Value is a Mirror
How do you value your art, or more importantly how do you value yourself? Artists go through this self examination every time they put themselves forward to exhibit or sell a piece of art.
Value can be fickle, it can be determined by market scarcity. Whole fortunes were won and lost by the perceived value of a tulip bulb in the Dutch ‘tulip mania’ of the 17th century.
Value can also be inflated. Dada artist Marcel Duchamp submitted an upside down men’s urinal for an exhibition titled it Fountain and signed and dated it under the pseudonym R Mutt, 1917. When it was rejected for the exhibition, he went on to defend it in a publication he started called Blindman
“Whether Mr Mutt with his own hands made the fountain has no importance. He CHOSE it. He took an ordinary article of life, placed it so that its useful significance disappeared under the new title and point of view – created a new thought for that object.”
This was a pivot moment in the history of art. Duchamp later went on to famously say “If I call it art, it’s art.”
So is art all in the eye of the beholder? Duchamp’s ‘readymades’ paved the way for artists to disrupt the narrative around what can be considered to be art.

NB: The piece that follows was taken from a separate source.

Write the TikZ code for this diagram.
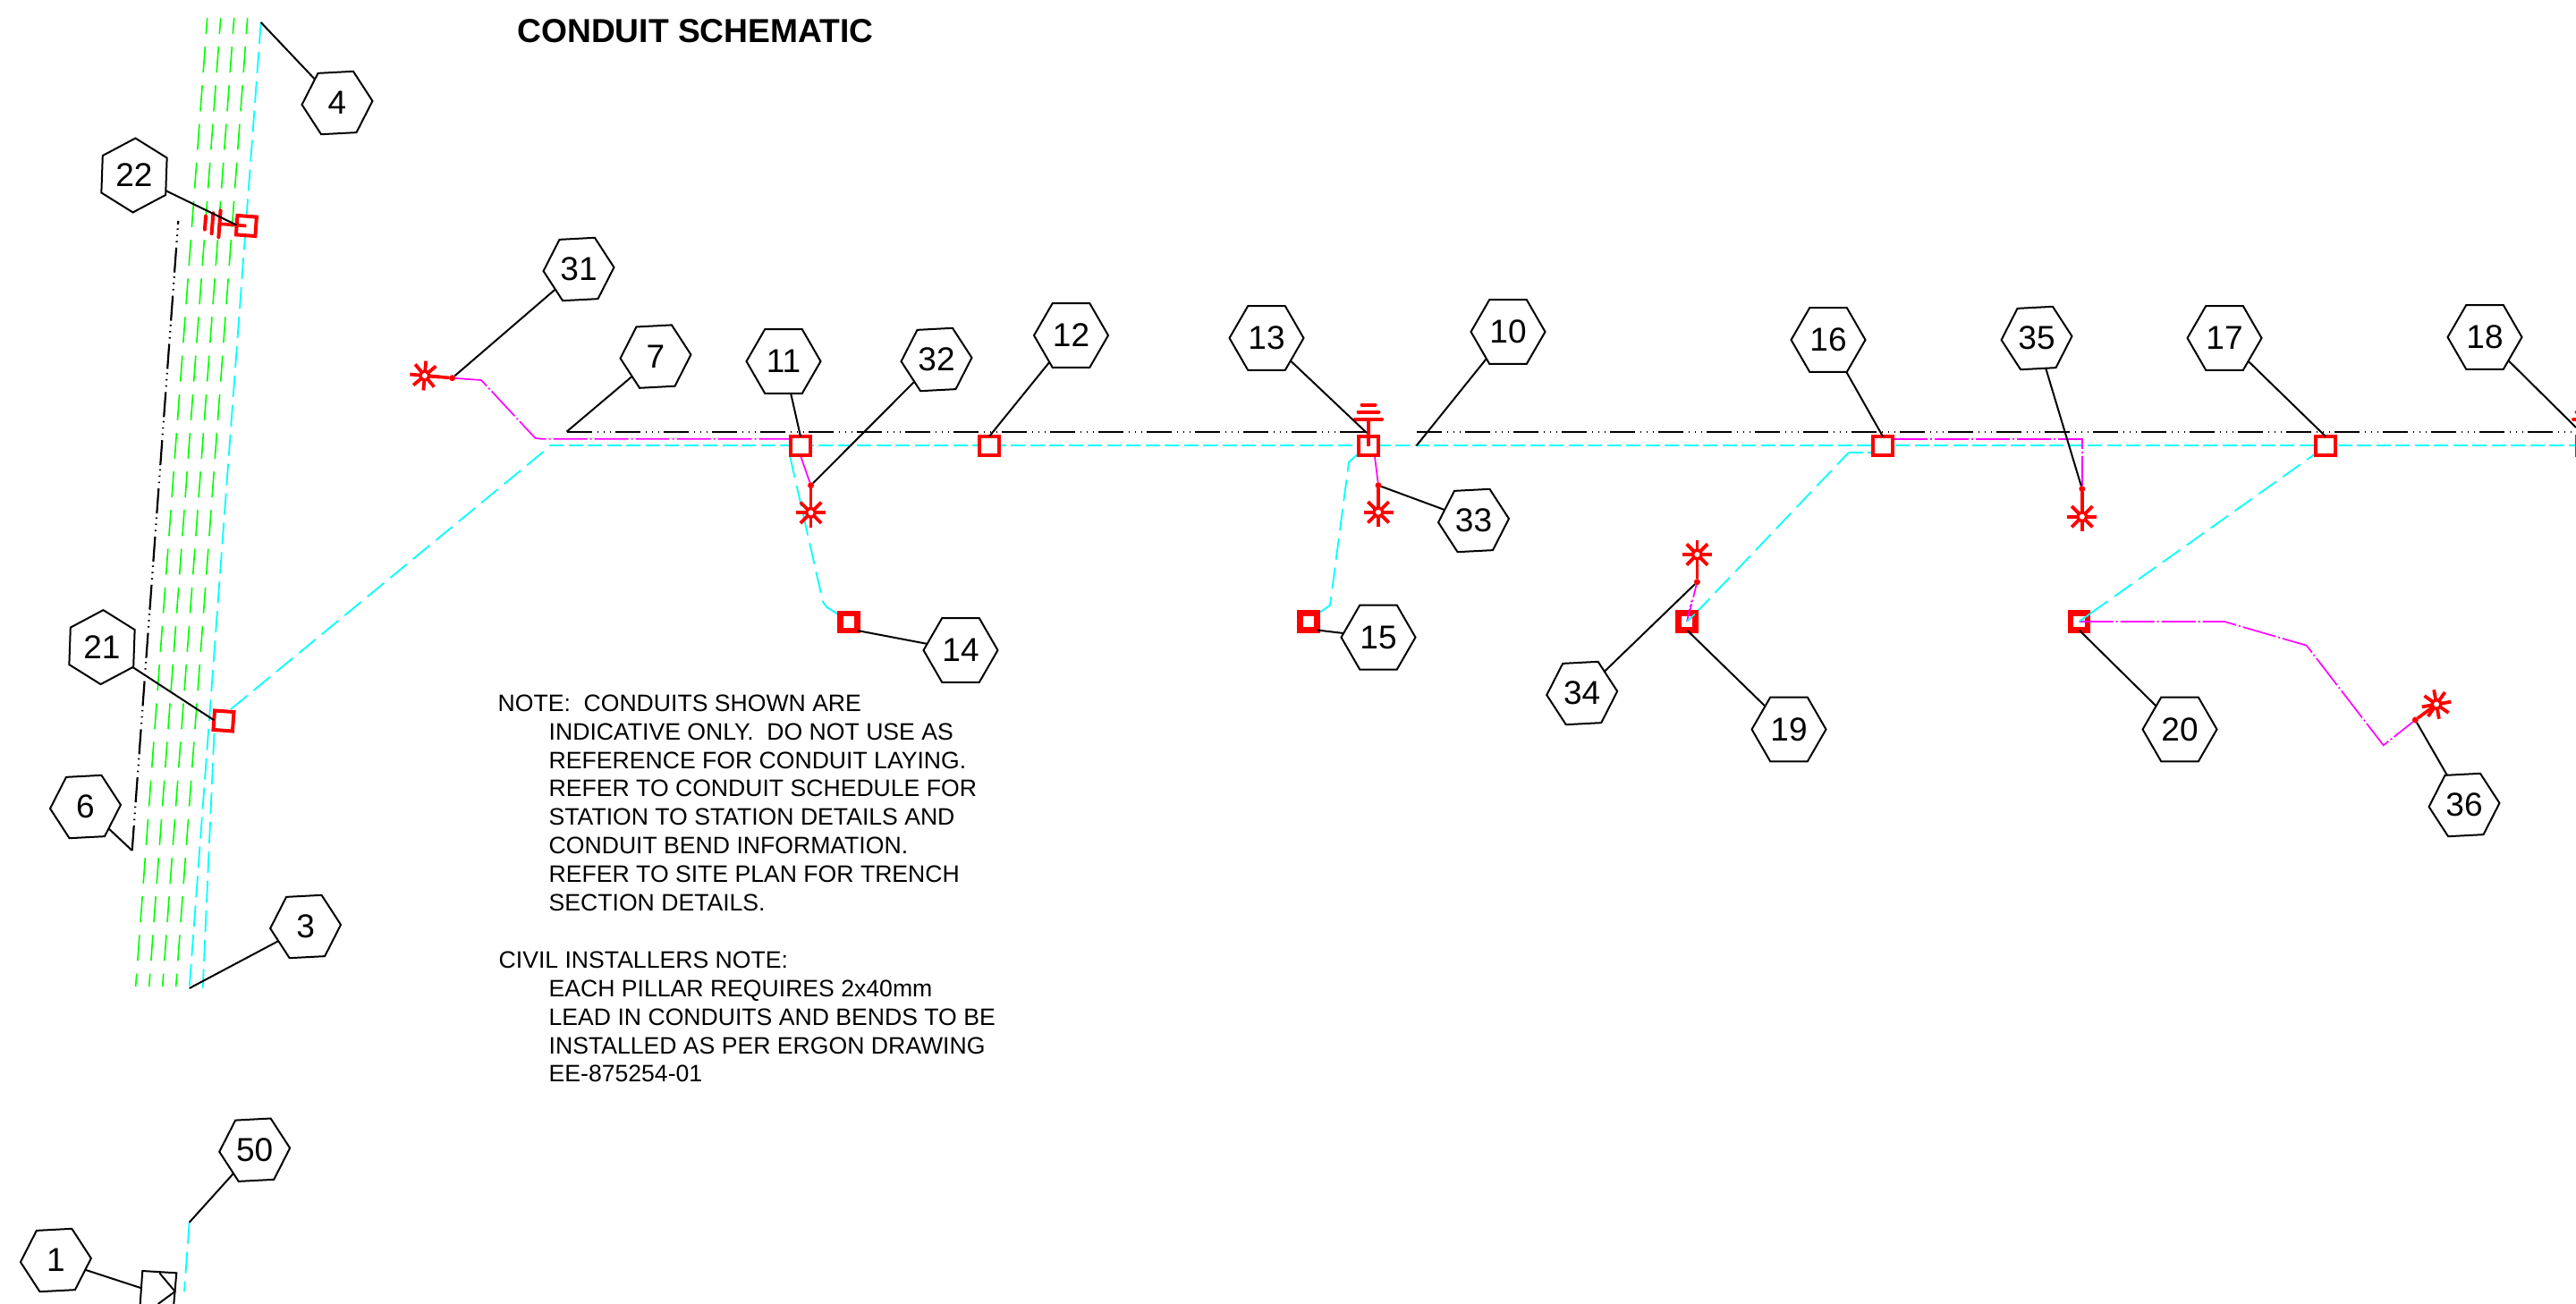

Successions of artists after this continued to push out the boundaries. Andy Warhol’s’ Campbell’s Soup Cans, exhibited in 1962 was an installation of 32 painted canvases of Campbell’s 32 varieties of soups hung together as if they were soup cans stacked on shelves. The banal becomes extraordinary and worthy as art.
Nowadays artists know that if you elevate the status of an artwork, put it in a frame, exhibit it on a plinth, create a story around it with an intriguing title, you draw the viewers’ attention to your art.
Placement and position can also be important. In the time when fireplaces were the central feature of a home, hanging a piece of art over the fireplace or exhibiting it on the mantlepiece gave it an importance.
The same is true for exhibitions. Exhibit in a prestigious art show or with artists who you admire and your work takes on the ‘ethos’ of the group.
So then how do you price your artwork, especially when you are starting out? It may have taken you many hours to create, but to charge by the hour for your labour would mean the price would be exorbitant.
When you are first starting out in any profession, you are still learning. Your value as a ‘worker’ is not as high as someone who has been practicing their art or craft for many years. You can often get a cut price deal on a hair cut if it is done by the apprentice. A graduates’ wage is not as high as someone who has been in the job for years.
My first artworks for sale were in a group exhibition where they were all capped at the same price. Easy. That took the pressure off. The first series I exhibited were in a tiny gallery where very few people saw them. When I didn’t sell any pieces, I felt I had failed. I tore them up which then started my collage journey.
The next artworks I exhibited included the price of the framing and a bit more. Some sold, some didn’t. I know now that the more I exhibit, the more I value what I do and why I do it. Some artworks are small so they cost less to produce and their price reflects that. Larger artworks take more time and materials so they are worth more.
Valuing yourself for where you are on your journey means embracing all your perceived ‘failures’ and keeping on going. The more you put your art out into the world, the more you value yourself. Valuing yourself is a practice. And the more you practise your practice, the greater is your value.